Practical token pruning for foundation models in few-shot conversational virtual assistant systems

TL;DR

This work tackles the cost and latency challenges of deploying transformer-based intent classification in enterprise virtual assistants under few-shot learning. It combines contrastive pretraining of sentence embeddings with distillation and introduces a practical, task-agnostic token-pruning strategy that can be applied post-training to reduce inference cost without sacrificing accuracy. The approach demonstrates state-of-the-art few-shot performance against academic baselines, outperforms several commercial VA solutions, and yields meaningful speedups (e.g., 20-34%) when applied to open-source models. The proposed technique offers a scalable, production-friendly path for fast, accurate intent classification in SaaS VA systems.

Abstract

In an enterprise Virtual Assistant (VA) system, intent classification is the crucial component that determines how a user input is handled based on what the user wants. The VA system is expected to be a cost-efficient SaaS service with low training and inference time while achieving high accuracy even with a small number of training samples. We pretrain a transformer-based sentence embedding model with a contrastive learning objective and leverage the embedding of the model as features when training intent classification models. Our approach achieves the state-of-the-art results for few-shot scenarios and performs better than other commercial solutions on popular intent classification benchmarks.

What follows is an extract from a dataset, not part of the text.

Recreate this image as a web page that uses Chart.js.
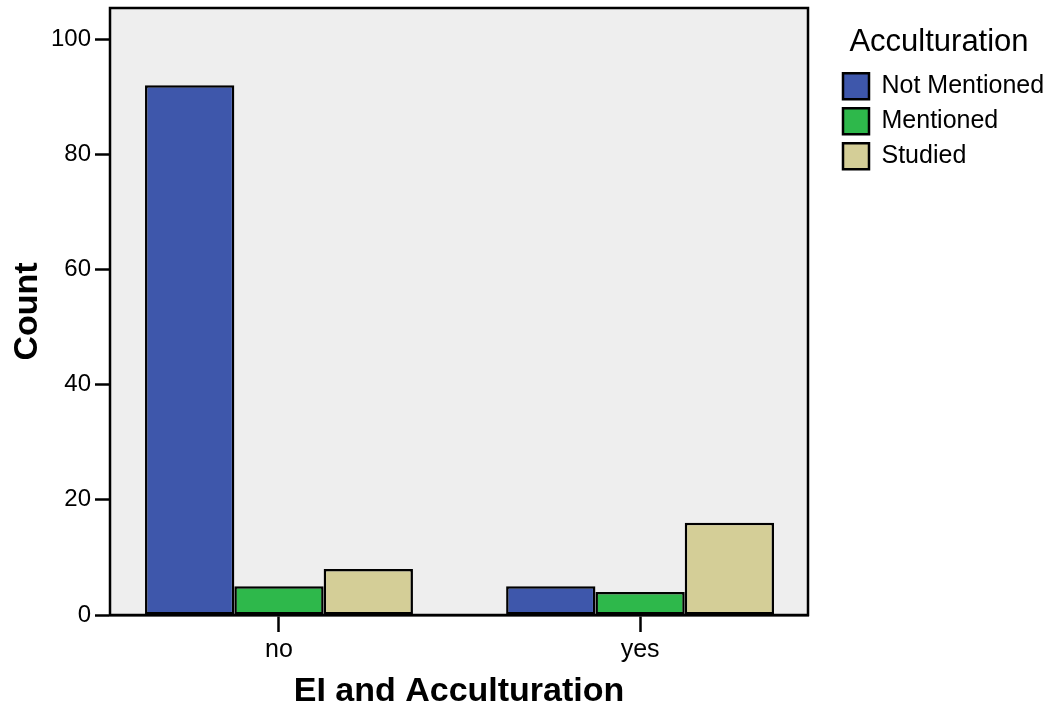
<!DOCTYPE html>
<html>
<head>
<meta charset="utf-8">
<script src="https://cdn.jsdelivr.net/npm/chart.js@4/dist/chart.umd.min.js"></script>
<style>
  html, body { margin: 0; padding: 0; background: #fff; }
  #wrap { width: 1049px; height: 711px; }
</style>
</head>
<body>
<div id="wrap"><canvas id="countChart" width="1049" height="711"></canvas></div>
<script>
const categories = ['no', 'yes'];
const seriesNames = ['Not Mentioned', 'Mentioned', 'Studied'];
const notMentioned = [92, 5];
const mentioned = [5, 4];
const studied = [8, 16];
const yTicks = [0, 20, 40, 60, 80, 100];

const colors = ['#3E57AB', '#2EB84B', '#D4CE97'];
const FONT = "'Liberation Sans', Arial, sans-serif";

const toPoints = vals => vals.map((v, i) => ({ x: i, y: v }));

// grey plot background + frame around the plot
const plotFrame = {
    id: 'plotFrame',
    beforeDatasetsDraw(chart) {
        const { ctx, chartArea: a } = chart;
        ctx.save();
        ctx.fillStyle = '#EEEEEE';
        ctx.fillRect(a.left, a.top, a.right - a.left, a.bottom - a.top);
        ctx.restore();
    },
    afterDatasetsDraw(chart) {
        const { ctx, chartArea: a } = chart;
        ctx.save();
        ctx.strokeStyle = '#000';
        ctx.lineWidth = 2.5;
        ctx.strokeRect(a.left, a.top, a.right - a.left, a.bottom - a.top);
        ctx.restore();
    }
};

// legend reserves a wider column (gap to the plot), then its items are moved right
const legendGap = {
    id: 'legendGap',
    beforeLayout(chart) {
        const lg = chart.legend;
        if (lg && !lg._gapWrapped) {
            const fit = lg.fit;
            lg.fit = function () { fit.call(this); this.width = 241; };
            lg._gapWrapped = true;
        }
    },
    afterLayout(chart) {
        const lg = chart.legend;
        if (!lg) return;
        lg.left = 834;
        lg.width = 210;
        lg.right = lg.left + lg.width;
    }
};

const ctx = document.getElementById('countChart').getContext('2d');
new Chart(ctx, {
    type: 'bar',
    data: {
        datasets: [notMentioned, mentioned, studied].map((vals, i) => ({
            label: seriesNames[i],
            data: toPoints(vals),
            backgroundColor: colors[i],
            borderColor: '#000',
            borderWidth: 2.5,
            borderSkipped: false,
            barPercentage: 1,
            categoryPercentage: 0.742
        }))
    },
    options: {
        responsive: false,
        animation: false,
        layout: { padding: { top: 8, right: 0, left: 0, bottom: 0 } },
        plugins: {
            tooltip: { enabled: false },
            legend: {
                position: 'right',
                align: 'start',
                title: {
                    display: true,
                    text: 'Acculturation',
                    color: '#000',
                    font: { family: FONT, size: 31 },
                    padding: { top: 19, bottom: 0 }
                },
                labels: {
                    color: '#000',
                    boxWidth: 26,
                    boxHeight: 26,
                    padding: 9,
                    font: { family: FONT, size: 25 },
                    generateLabels(chart) {
                        return chart.data.datasets.map((d, i) => ({
                            text: d.label,
                            fillStyle: d.backgroundColor,
                            strokeStyle: '#000',
                            lineWidth: 2.5,
                            fontColor: '#000',
                            datasetIndex: i
                        }));
                    }
                }
            }
        },
        scales: {
            x: {
                type: 'linear',
                offset: false,
                min: -0.468,
                max: 1.465,
                afterBuildTicks(axis) {
                    axis.ticks = categories.map((c, i) => ({ value: i }));
                },
                afterFit(scale) {
                    scale.height = 96;
                    scale.paddingLeft = 0;
                    scale.paddingRight = 0;
                },
                ticks: {
                    color: '#000',
                    padding: 3,
                    font: { family: FONT, size: 25 },
                    callback: v => categories[v]
                },
                grid: {
                    offset: false,
                    drawOnChartArea: false,
                    tickLength: 17,
                    tickWidth: 2.5,
                    tickColor: '#000'
                },
                border: { color: '#000', width: 2.5 },
                title: {
                    display: true,
                    text: 'EI and Acculturation',
                    color: '#000',
                    font: { family: FONT, size: 34, weight: 'bold', lineHeight: 1 },
                    padding: { top: 2, bottom: 2 }
                }
            },
            y: {
                min: 0,
                max: 105.4,
                afterBuildTicks(axis) {
                    axis.ticks = yTicks.map(v => ({ value: v }));
                },
                afterFit(scale) {
                    scale.width = 110;
                    scale.paddingTop = 0;
                    scale.paddingBottom = 0;
                },
                ticks: {
                    color: '#000',
                    padding: 4,
                    font: { family: FONT, size: 24 }
                },
                grid: {
                    drawOnChartArea: false,
                    tickLength: 15,
                    tickWidth: 2.5,
                    tickColor: '#000'
                },
                border: { color: '#000', width: 2.5 },
                title: {
                    display: true,
                    text: 'Count',
                    color: '#000',
                    font: { family: FONT, size: 34, weight: 'bold', lineHeight: 1 },
                    padding: { top: 11, bottom: 0 }
                }
            }
        }
    },
    plugins: [plotFrame, legendGap]
});
</script>
</body>
</html>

However, generating features via a transformer-based model increases the inference time, especially for longer user inputs, due to the quadratic runtime of the transformer's attention mechanism. On top of model distillation, we introduce a practical multi-task adaptation approach that configures dynamic token pruning without the need for task-specific training for intent classification. We demonstrate that this approach improves the inference speed of popular sentence transformer models without affecting model performance.